Alex rested her elbows on her knees and her chin in her hands. “Yeah. Some of those people live in my client’s neighborhood. Every time they see Dwayne Reed on the street, they’re going to think he got away with murder.”

Bonnie sat up and scooted onto her ottoman. “I’m more interested in what you think. Did he get away with murder?”

“I’ll never know for sure.”

“Are you going to be okay with that?”

Alex shook her head. “What choice do I have?”

Bonnie folded her arms across her middle, eyebrows crunched, studying her. Alex recognized the look as the one she reserved for the patients who stumped her.

“You think I have a choice?” Alex asked. “And why are you giving me your what-the-hell-is-wrong-with-this-patient look?”

“No, I don’t think you have a choice. But there’s something else you’re not telling me. What is it?”

Alex rose and paced the room, Bonnie and Quincy watching and waiting. She stopped at a portrait hanging on the wall that they had posed for a year ago. The photographer had taken it in their backyard.

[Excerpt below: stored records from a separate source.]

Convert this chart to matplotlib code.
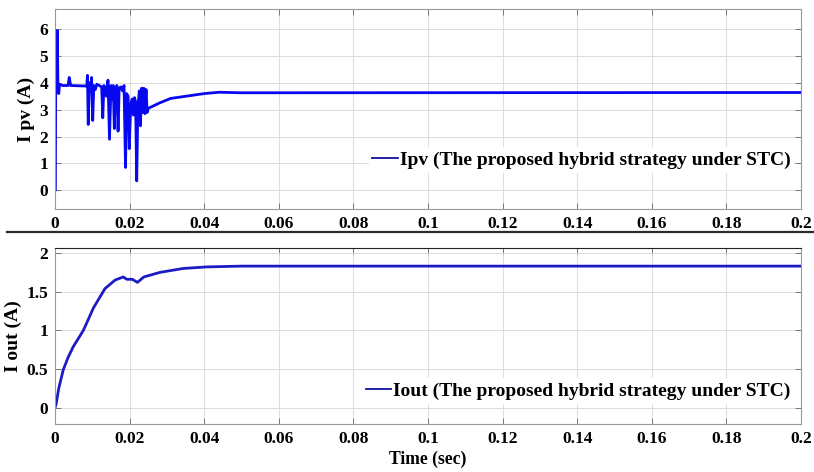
import matplotlib
matplotlib.use('Agg')
import matplotlib.pyplot as plt
from matplotlib.lines import Line2D

# --- data ---
t_pv = [0, 0.0001, 0.0002, 0.0004, 0.0006, 0.0008, 0.001, 0.0012, 0.002, 0.0035,
        0.0038, 0.0042, 0.0085, 0.0087, 0.0089, 0.0092, 0.0095, 0.0098, 0.0101, 0.0104,
        0.0108, 0.0112, 0.0125, 0.0128, 0.0131, 0.0135, 0.0138, 0.0142, 0.0146, 0.015,
        0.0153, 0.0156, 0.0159, 0.0162, 0.0166, 0.0169, 0.0172, 0.0176, 0.0181, 0.0185,
        0.0189, 0.0192, 0.0196, 0.0199, 0.0203, 0.0207, 0.021, 0.0213, 0.0216, 0.0219,
        0.0222, 0.0226, 0.0229, 0.0232, 0.0235, 0.0238, 0.0241, 0.0244, 0.0247, 0.025,
        0.028, 0.031, 0.035, 0.04, 0.044, 0.05, 0.2]
i_pv = [0, 0, 4.6, 4.0, 5.95, 3.7, 3.6, 3.95, 3.9, 3.9,
        4.2, 3.9, 3.88, 4.28, 2.45, 4.0, 3.7, 4.2, 2.6, 3.9,
        3.75, 3.95, 3.85, 2.7, 3.9, 3.8, 3.5, 4.1, 1.9, 3.9,
        3.4, 3.9, 2.3, 3.8, 3.9, 2.2, 3.8, 3.85, 3.7, 3.9,
        0.85, 3.6, 3.5, 1.55, 3.2, 3.4, 2.8, 3.45, 3.3, 0.35,
        3.1, 3.7, 2.4, 3.8, 2.9, 3.8, 2.85, 3.75, 2.9, 3.05,
        3.25, 3.42, 3.5, 3.6, 3.65, 3.63, 3.64]

t_out = [0, 0.0003, 0.001, 0.0022, 0.0035, 0.0049, 0.0076, 0.0103, 0.0134, 0.0161,
         0.0183, 0.0192, 0.0207, 0.0221, 0.0238, 0.0282, 0.0344, 0.0407, 0.05, 0.2]
i_out = [0, 0.05, 0.25, 0.49, 0.65, 0.79, 1.0, 1.29, 1.54, 1.65,
         1.69, 1.66, 1.66, 1.62, 1.69, 1.75, 1.80, 1.82, 1.83, 1.83]

x_ticks = [0, 0.02, 0.04, 0.06, 0.08, 0.1, 0.12, 0.14, 0.16, 0.18, 0.2]
x_labels = ['0', '0.02', '0.04', '0.06', '0.08', '0.1', '0.12', '0.14', '0.16', '0.18', '0.2']
pv_ticks = [0, 1, 2, 3, 4, 5, 6]
out_ticks = [0, 0.5, 1, 1.5, 2]
out_labels = ['0', '0.5', '1', '1.5', '2']

plt.rcParams['font.family'] = ['Liberation Serif', 'DejaVu Serif']
plt.rcParams['font.weight'] = 'bold'

fig = plt.figure(figsize=(8.14, 4.72), dpi=100)
ax1 = fig.add_axes([0.0676, 0.557, 0.9165, 0.424])
ax2 = fig.add_axes([0.0676, 0.1017, 0.9165, 0.373])


def style(ax, spine_col):
    ax.set_xlim(0, 0.2)
    ax.set_xticks(x_ticks)
    ax.set_xticklabels(x_labels)
    ax.grid(True, color='#dcdcdc', lw=0.7)
    ax.set_axisbelow(True)
    ax.tick_params(direction='in', top=True, right=True, length=4, width=0.6,
                   color='#666666', labelsize=12.5, pad=5)
    for s in ax.spines.values():
        s.set_color(spine_col)
        s.set_linewidth(0.8)
    for lab in ax.get_xticklabels() + ax.get_yticklabels():
        lab.set_fontweight('bold')


def add_legend(ax, col, text, ypos):
    leg = ax.legend([Line2D([], [], color=col, lw=1.3)], [text],
                    loc='center right', bbox_to_anchor=(0.991, ypos),
                    prop={'size': 14, 'weight': 'bold'}, handlelength=1.3,
                    handletextpad=0.1, borderpad=0.2, borderaxespad=0,
                    fancybox=False, framealpha=1)
    leg.get_frame().set_edgecolor('none')


ax1.plot(t_pv, i_pv, color='#0808f0', lw=2.0)
ax1.set_ylim(-0.7, 6.75)
ax1.set_yticks(pv_ticks)
style(ax1, '#999999')
ax1.set_ylabel('I pv (A)', fontsize=14, fontweight='bold', labelpad=3)
add_legend(ax1, '#1010a0', 'Ipv (The proposed hybrid strategy under STC)', 0.245)

ax2.plot(t_out, i_out, color='#1c1cc4', lw=2.0)
ax2.set_ylim(-0.21, 2.065)
ax2.set_yticks(out_ticks)
ax2.set_yticklabels(out_labels)
style(ax2, '#999999')
ax2.spines['top'].set_color('#222222')
ax2.set_ylabel('I out (A)', fontsize=14, fontweight='bold', labelpad=3)
ax2.set_xlabel('Time (sec)', fontsize=12.7, fontweight='bold', labelpad=3)
add_legend(ax2, '#1010a0', 'Iout (The proposed hybrid strategy under STC)', 0.1875)

# separator between the two panels
fig.add_artist(Line2D([0.008, 1.0], [0.5085, 0.5085], color='#2a2a2a', lw=1.6,
                      transform=fig.transFigure))

fig.savefig('out.png', dpi=100)
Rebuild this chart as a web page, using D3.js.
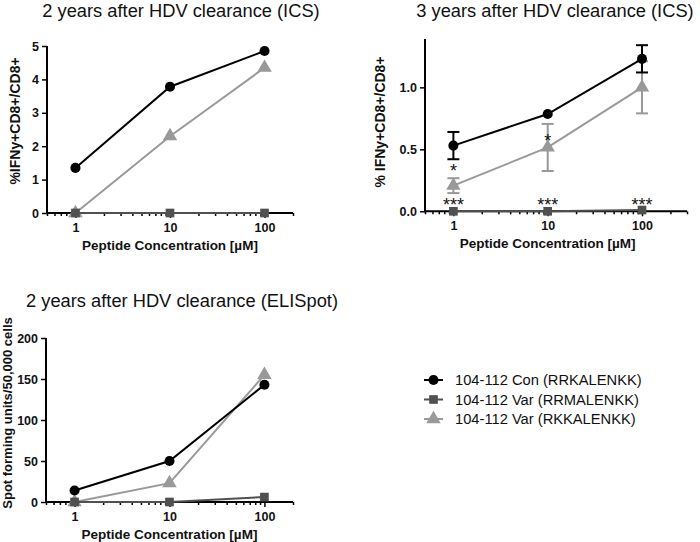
<!DOCTYPE html>
<html><head><meta charset="utf-8">
<script src="https://cdn.jsdelivr.net/npm/d3@7"></script>
<style>body{margin:0;background:#fff}svg{display:block}</style>
</head><body>
<svg id="c" width="700" height="542"></svg>
<script>
const concentrations = [1, 10, 100];
const seriesNames = ["104-112 Con (RRKALENKK)", "104-112 Var (RRMALENKK)", "104-112 Var (RKKALENKK)"];
// Panel A: 2 years ICS
const icsY2_con = [1.35, 3.78, 4.85];
const icsY2_varM = [0, 0, 0];
const icsY2_varK = [0, 2.3, 4.35];
// Panel B: 3 years ICS (mean, error)
const icsY3_con = [0.53, 0.785, 1.23];
const icsY3_conErr = [0.11, 0, 0.11];
const icsY3_varM = [0, 0, 0.01];
const icsY3_varMErr = [0, 0, 0];
const icsY3_varK = [0.207, 0.515, 1.0];
const icsY3_varKErr = [0.06, 0.19, 0.21];
// significance markers and the value level they sit at
const icsY3_starsK = ["*", "*", ""];
const icsY3_starsKLevel = [0.36, 0.60, 0];
const icsY3_starsM = ["***", "***", "***"];
const icsY3_starsMLevel = [0.08, 0.08, 0.08];
// Panel C: 2 years ELISpot
const eli_con = [14, 50, 143];
const eli_varM = [0, 0, 6];
const eli_varK = [0, 23, 155];

const colors = ["#000000", "#505050", "#999999"];
const shapes = [d3.symbolCircle, d3.symbolSquare, d3.symbolTriangle];
const sizes = [80, 75, 90];

const svg = d3.select("#c");
const FONT = "Liberation Sans, Arial, sans-serif";

function panel(o) {
  const g = svg.append("g");
  const x = d3.scaleLog().domain(o.xDomain).range([o.x0, o.x1]);
  const y = d3.scaleLinear().domain(o.yDomain).range([o.y0, o.y1]);
  g.append("text").attr("x", o.titleX).attr("y", o.titleY).attr("text-anchor", "middle")
    .attr("font-family", FONT).attr("font-size", 18.3).attr("fill", "#111").text(o.title);
  // x axis
  const minors = [];
  for (let e = -1; e <= 2; e++) for (let k = 1; k <= 9; k++) {
    const v = k * Math.pow(10, e);
    if (v >= o.xDomain[0] - 1e-9 && v <= o.xDomain[1] + 1e-9 && k !== 1) minors.push(v);
  }
  const xa = g.append("g").attr("transform", `translate(0,${o.y0})`);
  xa.call(d3.axisBottom(x).tickValues(minors).tickSize(3).tickFormat(""))
    .call(s => s.select(".domain").remove());
  xa.append("g").call(d3.axisBottom(x).tickValues(concentrations).tickSize(5).tickPadding(5).tickFormat(d3.format("d")))
    .call(s => s.select(".domain").remove());
  xa.append("line").attr("x1", o.x0).attr("x2", o.x1).attr("stroke", "#000").attr("stroke-width", 2);
  xa.selectAll("line").attr("stroke", "#000").attr("stroke-width", 1.5);
  xa.selectAll(":scope > line").attr("stroke-width", 2);
  xa.selectAll("text").attr("font-family", FONT).attr("font-size", 12.5).attr("font-weight", "bold").attr("fill", "#111");
  // y axis
  const ya = g.append("g").attr("transform", `translate(${o.x0},0)`);
  ya.call(d3.axisLeft(y).tickValues(o.yTicks).tickSize(5).tickPadding(3).tickFormat(o.yFmt))
    .call(s => s.select(".domain").remove());
  ya.append("line").attr("y1", o.y0).attr("y2", o.y1).attr("stroke", "#000").attr("stroke-width", 2);
  ya.selectAll(".tick line").attr("stroke", "#000").attr("stroke-width", 1.5);
  ya.selectAll("text").attr("font-family", FONT).attr("font-size", 12.5).attr("font-weight", "bold").attr("fill", "#111");
  // titles
  g.append("text").attr("x", (x(1) + x(100)) / 2).attr("y", o.y0 + 37).attr("text-anchor", "middle")
    .attr("font-family", FONT).attr("font-size", 13.5).attr("font-weight", "bold").attr("fill", "#111")
    .text("Peptide Concentration [\u00b5M]");
  g.append("text").attr("transform", `translate(${o.yLabX},${o.yLabY}) rotate(-90)`).attr("text-anchor", "middle")
    .attr("font-family", FONT).attr("font-size", o.yLabSize).attr("font-weight", "bold").attr("fill", "#111")
    .text(o.yLabel);
  // series drawn in order: varK, varM, con
  const line = d3.line().x((d, i) => x(concentrations[i])).y(d => y(d));
  [2, 1, 0].forEach(si => {
    const vals = o.series[si];
    const errs = o.errors ? o.errors[si] : null;
    if (errs) {
      vals.forEach((v, i) => {
        if (!errs[i]) return;
        const cx = x(concentrations[i]);
        const eg = g.append("g").attr("stroke", colors[si]).attr("stroke-width", 2);
        eg.append("line").attr("x1", cx).attr("x2", cx).attr("y1", y(v - errs[i])).attr("y2", y(v + errs[i]));
        [v - errs[i], v + errs[i]].forEach(e => eg.append("line").attr("x1", cx - 6).attr("x2", cx + 6).attr("y1", y(e)).attr("y2", y(e)));
      });
    }
    g.append("path").attr("d", line(vals)).attr("fill", "none").attr("stroke", colors[si]).attr("stroke-width", 2);
    vals.forEach((v, i) => {
      g.append("path").attr("d", d3.symbol(shapes[si], sizes[si])())
        .attr("transform", `translate(${x(concentrations[i])},${y(v)})`).attr("fill", colors[si]);
    });
  });
  if (o.stars) {
    o.stars.forEach(st => {
      st.labels.forEach((t, i) => {
        if (!t) return;
        g.append("text").attr("x", x(concentrations[i])).attr("y", y(st.levels[i]) + 10)
          .attr("text-anchor", "middle").attr("font-family", FONT).attr("font-size", 18).attr("fill", "#111").text(t);
      });
    });
  }
}

panel({
  title: "2 years after HDV clearance (ICS)", titleX: 181, titleY: 17,
  xDomain: [0.5, 200], x0: 47, x1: 293, yDomain: [0, 5], y0: 213, y1: 46,
  yTicks: [0, 1, 2, 3, 4, 5], yFmt: d3.format("d"),
  yLabel: "%IFNy+CD8+/CD8+", yLabX: 20, yLabY: 121, yLabSize: 14,
  series: [icsY2_con, icsY2_varM, icsY2_varK]
});
panel({
  title: "3 years after HDV clearance (ICS)", titleX: 555, titleY: 17,
  xDomain: [0.5, 300], x0: 425, x1: 687, yDomain: [0, 1.39], y0: 211.3, y1: 39,
  yTicks: [0, 0.5, 1.0], yFmt: d3.format(".1f"),
  yLabel: "% IFNy+CD8+/CD8+", yLabX: 385, yLabY: 122, yLabSize: 14,
  series: [icsY3_con, icsY3_varM, icsY3_varK],
  errors: [icsY3_conErr, icsY3_varMErr, icsY3_varKErr],
  stars: [
    {labels: icsY3_starsK, levels: icsY3_starsKLevel},
    {labels: icsY3_starsM, levels: icsY3_starsMLevel}
  ]
});
panel({
  title: "2 years after HDV clearance (ELISpot)", titleX: 182, titleY: 307,
  xDomain: [0.5, 200], x0: 46, x1: 293, yDomain: [0, 200], y0: 502, y1: 338,
  yTicks: [0, 50, 100, 150, 200], yFmt: d3.format("d"),
  yLabel: "Spot forming units/50,000 cells", yLabX: 12, yLabY: 413, yLabSize: 13,
  series: [eli_con, eli_varM, eli_varK]
});

// legend
const lg = svg.append("g");
seriesNames.forEach((n, i) => {
  const yy = 380 + i * 19.5;
  lg.append("line").attr("x1", 424).attr("x2", 443).attr("y1", yy).attr("y2", yy).attr("stroke", colors[i]).attr("stroke-width", 2);
  lg.append("path").attr("d", d3.symbol(shapes[i], sizes[i])()).attr("transform", `translate(433.5,${yy})`).attr("fill", colors[i]);
  lg.append("text").attr("x", 455).attr("y", yy + 5).attr("font-family", FONT).attr("font-size", 14.7).attr("fill", "#111").text(n);
});
</script>
</body></html>
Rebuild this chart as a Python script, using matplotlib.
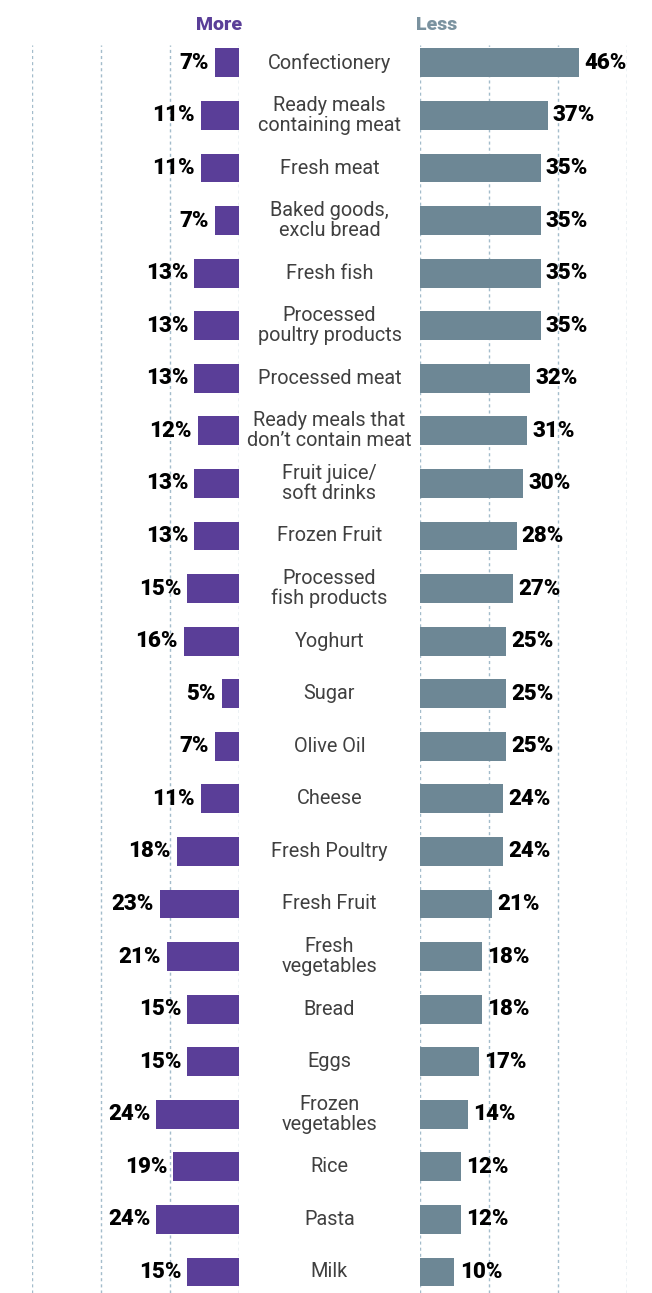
import matplotlib.pyplot as plt
from matplotlib.transforms import blended_transform_factory

# ---------- data ----------
categories = [
    "Confectionery", "Ready meals\ncontaining meat", "Fresh meat",
    "Baked goods,\nexclu bread", "Fresh fish", "Processed\npoultry products",
    "Processed meat", "Ready meals that\ndon\u2019t contain meat",
    "Fruit juice/\nsoft drinks", "Frozen Fruit", "Processed\nfish products",
    "Yoghurt", "Sugar", "Olive Oil", "Cheese", "Fresh Poultry", "Fresh Fruit",
    "Fresh\nvegetables", "Bread", "Eggs", "Frozen\nvegetables", "Rice", "Pasta",
    "Milk",
]
more = [7, 11, 11, 7, 13, 13, 13, 12, 13, 13, 15, 16, 5, 7, 11, 18, 23, 21,
        15, 15, 24, 19, 24, 15]
less = [46, 37, 35, 35, 35, 35, 32, 31, 30, 28, 27, 25, 25, 25, 24, 24, 21,
        18, 18, 17, 14, 12, 12, 10]
grid_ticks = [0, 20, 40, 60]

# ---------- style ----------
PURPLE = "#5a3e98"
SLATE = "#6d8795"
GRID = "#a3bccb"
W, H = 652, 1293

fig = plt.figure(figsize=(W / 100, H / 100), dpi=100)
top, bottom = 45, 1293
ax_l = fig.add_axes([32 / W, 1 - bottom / H, (239 - 32) / W, (bottom - top) / H])
ax_r = fig.add_axes([420 / W, 1 - bottom / H, (627 - 420) / W, (bottom - top) / H])

n = len(categories)
y = list(range(n))
ylim = (n - 1 + 0.4, -0.34)

for ax, vals, col in ((ax_l, more, PURPLE), (ax_r, less, SLATE)):
    ax.barh(y, vals, height=0.55, color=col, zorder=2)
    for g in grid_ticks:
        ax.axvline(g, color=GRID, lw=1, ls=(0, (2.2, 2.2)), zorder=1)
    ax.set_ylim(*ylim)
    ax.axis("off")

ax_l.set_xlim(60, 0)
ax_r.set_xlim(0, 60)

val_font = dict(family="Roboto", weight="heavy", fontsize=16, color="black")
for i in y:
    ax_l.text(more[i] + 1.7, i, f"{more[i]}%", ha="right", va="center", **val_font)
    ax_r.text(less[i] + 1.5, i, f"{less[i]}%", ha="left", va="center", **val_font)

# category names in the gap between the two panels
tr = blended_transform_factory(fig.transFigure, ax_l.transData)
for i, name in enumerate(categories):
    ax_l.text(329.5 / W, i, name, transform=tr, ha="center", va="center",
              family="Roboto", weight="normal", fontsize=14.3, color="#404040",
              linespacing=1.08, clip_on=False)

fig.text(242 / W, 1 - 25 / H, "More", ha="right", va="center", color=PURPLE,
         family="Roboto", weight="heavy", fontsize=14)
fig.text(416 / W, 1 - 25 / H, "Less", ha="left", va="center", color="#7a929f",
         family="Roboto", weight="heavy", fontsize=14)

fig.savefig("out.png", dpi=100)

They were on a bench beneath a sun-dappled tree, hands intertwined, Quincy between them, sitting on his hind legs.

Bonnie’s makeup and nails were perfect, her outfit a designer’s ensemble. Alex had consented to a light dusting of makeup at the photographer’s insistence but had refused to wear anything other than chinos and a polo shirt. The photographer, a gay friend, told them to face the camera as he joked that Bonnie looked like a debutante and Alex looked like her escort. They both laughed, the photographer catching the moment.

Alex loved the portrait. It showed them for who and what they were-a family. She brushed her fingertips across the image of Bonnie’s face, unable to imagine ever losing her, certain that she’d do anything to protect her.

“Judge West said that Jameer Henderson asked the best question of the whole trial,” she said, telling Bonnie about their conversation in his chambers. “He made it sound like I was responsible if anything bad happened to Henderson and his family.”

Bonnie crossed the room to Alex, taking her hands. “That’s not right. You were doing your job. He shouldn’t put that on you.”

“I know. I know, but I can’t stop thinking about them. What if something horrible does happen to them because of me?”

“Nothing’s going to happen to them, and if it does, it won’t be because of you. It will be because of the choices Jameer Henderson made and the actions of other people over whom you have no control.”